Cory Garcia - Raymond James

Analyst

Very much appreciate some of the incremental data points and detail regarding your synthetics business and recognizing there is still pretty early days in the whole integration and growth of your small box sort of products. I was hoping to get anymore incremental color maybe as it relates to how you guys see a growth target perhaps year end or even into 2015. Just trying to get a little better gain on the trajectory of that specific business.

Jennifer Straumins

President

That part of our business has been growing at about 20% a year.

Cory Garcia - Raymond James

Analyst

You expect it to accelerate at all just given you guys are now in Walmart and some of the acquisitions that you guys have had, maybe kick start that a little bit higher, are these 20% a great number to baseline off of.

Jennifer Straumins

President

I think it will grow higher than 20%. 20% is the number that we committed to our Board.

Cory Garcia - Raymond James

Analyst

Okay, great. And switching topics over to Anchor and obviously it broadened out your logistics reach profile. Should we be viewing this as an acquisition not only sort of complementary to your existing oil field related products, but also maybe as a beachhead to kind of bury a little bit deeper closer to the well head as it pertains to more of a logistics gathering type of footprint.

Jennifer Straumins

President

Absolutely.
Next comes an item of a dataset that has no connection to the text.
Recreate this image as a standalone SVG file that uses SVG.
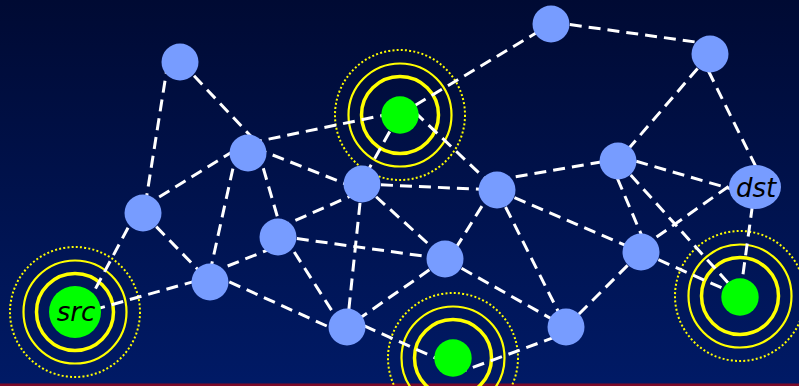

If you are aware about rollouts in the year ago, we bought Murphy oil gathering assets in Montana and North Dakota. And this is demonstrated strategy of our to get closer to those -- to the producers and to the well heads and Anchor helps open those doors and provide those relationships.

Operator

Operator

Okay, and we have no other questions. So I’ll turn the call back over to Jennifer Straumins for any closing remarks.

Jennifer Straumins

President

Thank you operator and thank you all for joining us on today’s call. Should you have any questions please contact Noel Ryan, our Director of Investor Relations at 317-328-5660. Have a great afternoon.